Installing VPN on work laptop?

Hi everyone,

I’m going to be traveling for a couple of weeks, and will need to work on my laptop. Unfortunately, my company blocks any location not in the U.S and needs IT to install any software, because of company policy only can install the ones they designate.

Last time I traveled I was able to use my cellphone’s data to share it with the laptop and it bypassed it but you can imagine the speed was abysmal, so had to use my own laptop. I can use my laptop again, but would like to work out of the company one. Any workaround that you may know of?

First thing I would do is talk to your manager and/or IT department. If they expect you to work while you are overseas, but also have technical barriers in place to prevent you from doing so, then there is a misalignment there that is not your problem to solve. Attempting to work around it may breach company policy and have you face disciplinary action.

From a technical perspective, if you pay for a VPN service, or are able to run your own VPN server at home, you can use a second device (laptop or mobile) to establish a VPN connection and provide a WiFi hotspot for the work laptop to connect to. A portable/travel router that supports your VPN service will also work and allow your work laptop to connect via WiFi or Ethernet. But either way, the second device needs to get its internet from somewhere, whether that’s a 4G/5G modem or connected to hotel internet.

Piggybacking on this question, there’s no way to have the VPN running directly from the work laptop? I currently run Surfshark via my iPhone and hotspot my work laptop but obviously its not as fast/reliable as if i had it directly on the laptop. Would you recommend downloading it to laptop or getting a secondary router, etc

In the OP’s question they needed IT permission to install software on the work laptop, which would include VPN clients. So unless they already had a mechanism for overseas access with such software being pre-approved (which is why I told them to ask IT) then it’s not an option. Also chances are the servers needed for work also required a VPN, and getting two VPN clients to run together on the same device is usually not possible.

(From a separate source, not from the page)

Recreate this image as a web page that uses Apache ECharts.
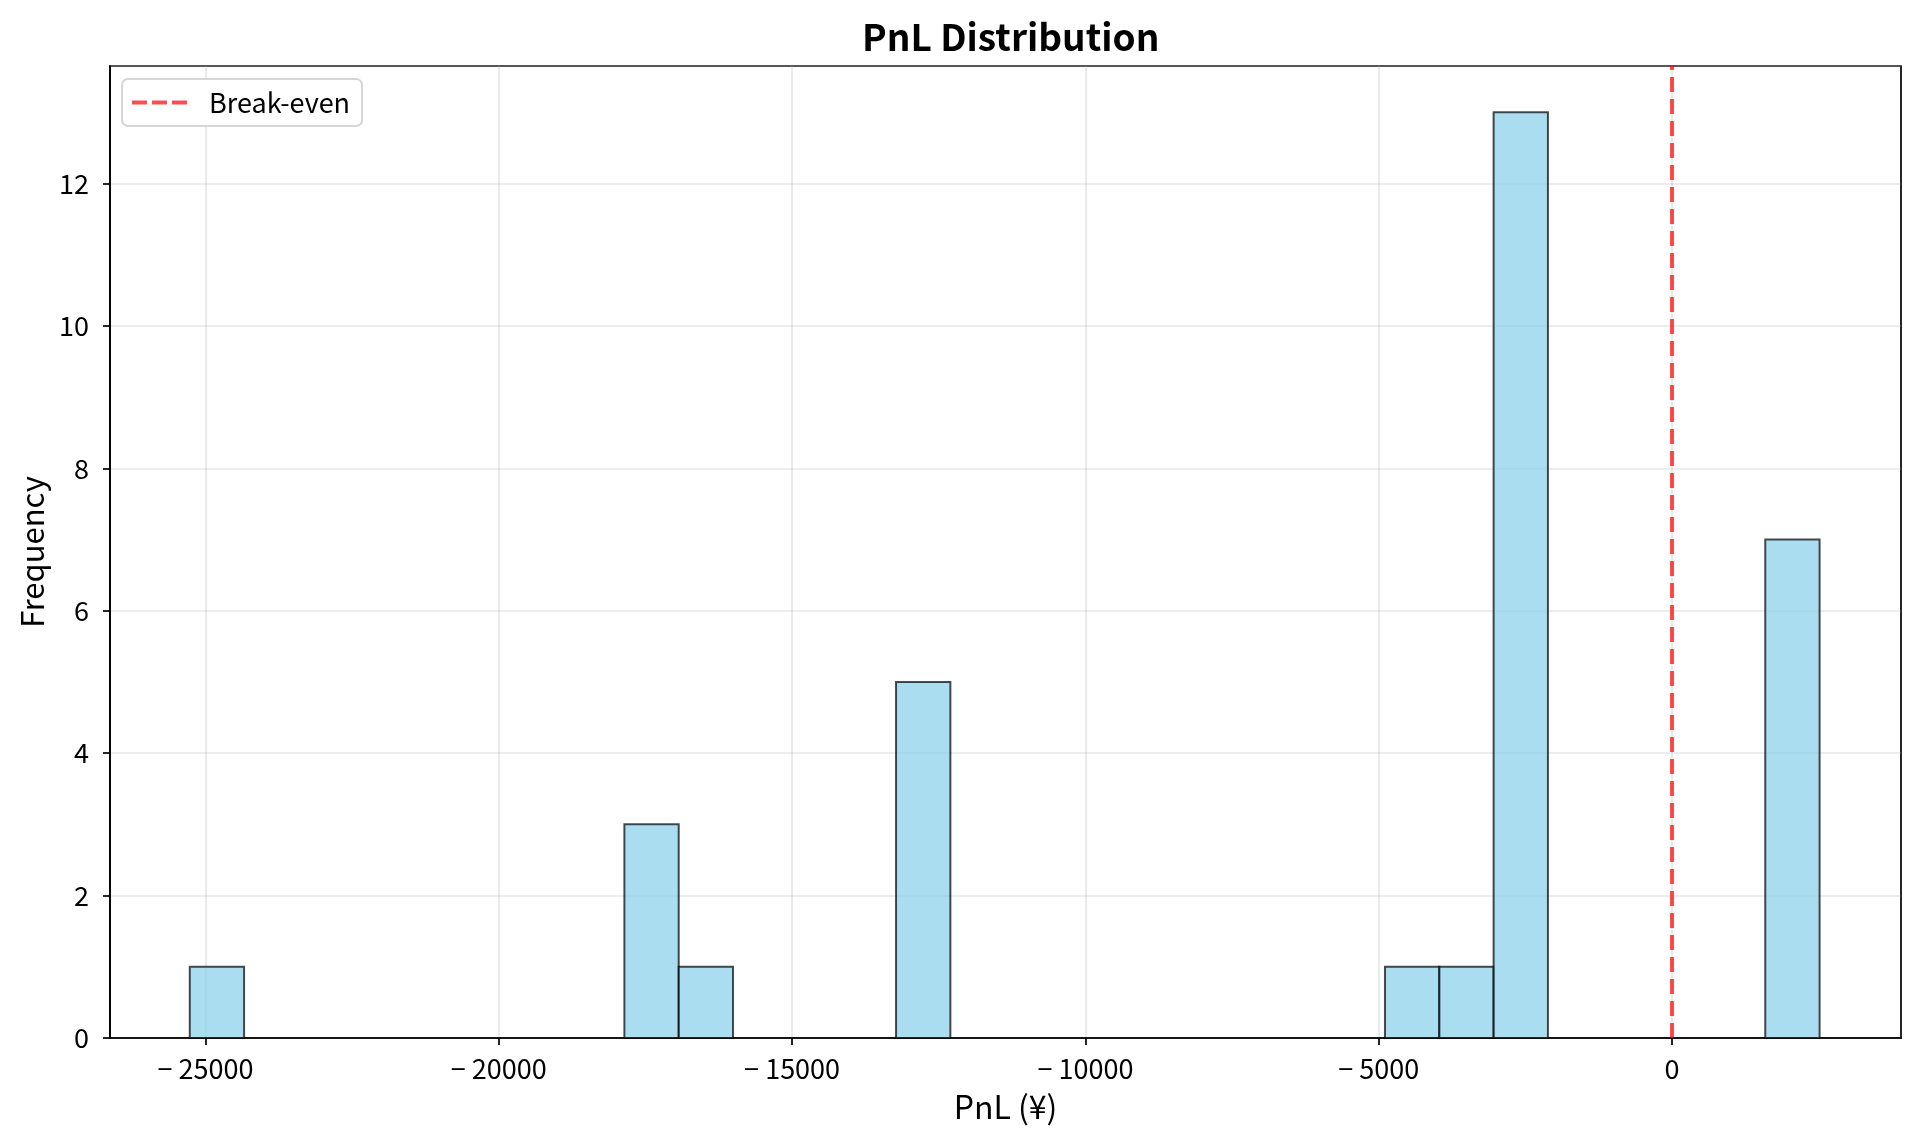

I can’t imagine any company that is so strict about security that they’ll prevent access to anyone outside a specific country, while simultaneously not bothering to locking down devices to specific pre-approved software, and not having a process in place for employees working overseas despite knowing it’s required.

If that happens to be your case then again the same advice applies, talk to your manager and/or IT department and let them sort their shit out. The last thing your employer needs is random employees who don’t know what they’re doing, going and installing random shit on their work laptop to bypass security measures. Even having the “put me in the US” VPN on a separate device (phone vs travel router probably won’t make much difference for performance) was only mentioned as a technical possibility, not an actual recommendation.

So no, I don’t recommend downloading a VPN client to your work laptop, nor getting a travel router with VPN support, nor using your phone hotspot with VPN; my only recommendation is to talk to IT. Because all of these are workarounds to security measures your employer puts in place for a reason, are liable to get you disciplined, and (I can’t believe I have to spell this out) is really something for the company to figure out, not the average Joe employee to find their own little solutions for.

And that’s before you consider the cost of having to own a hotspot-capable device, paying for overseas mobile data service, and paying for a VPN service, all of which are costs that should be borne by the employer, not the employee.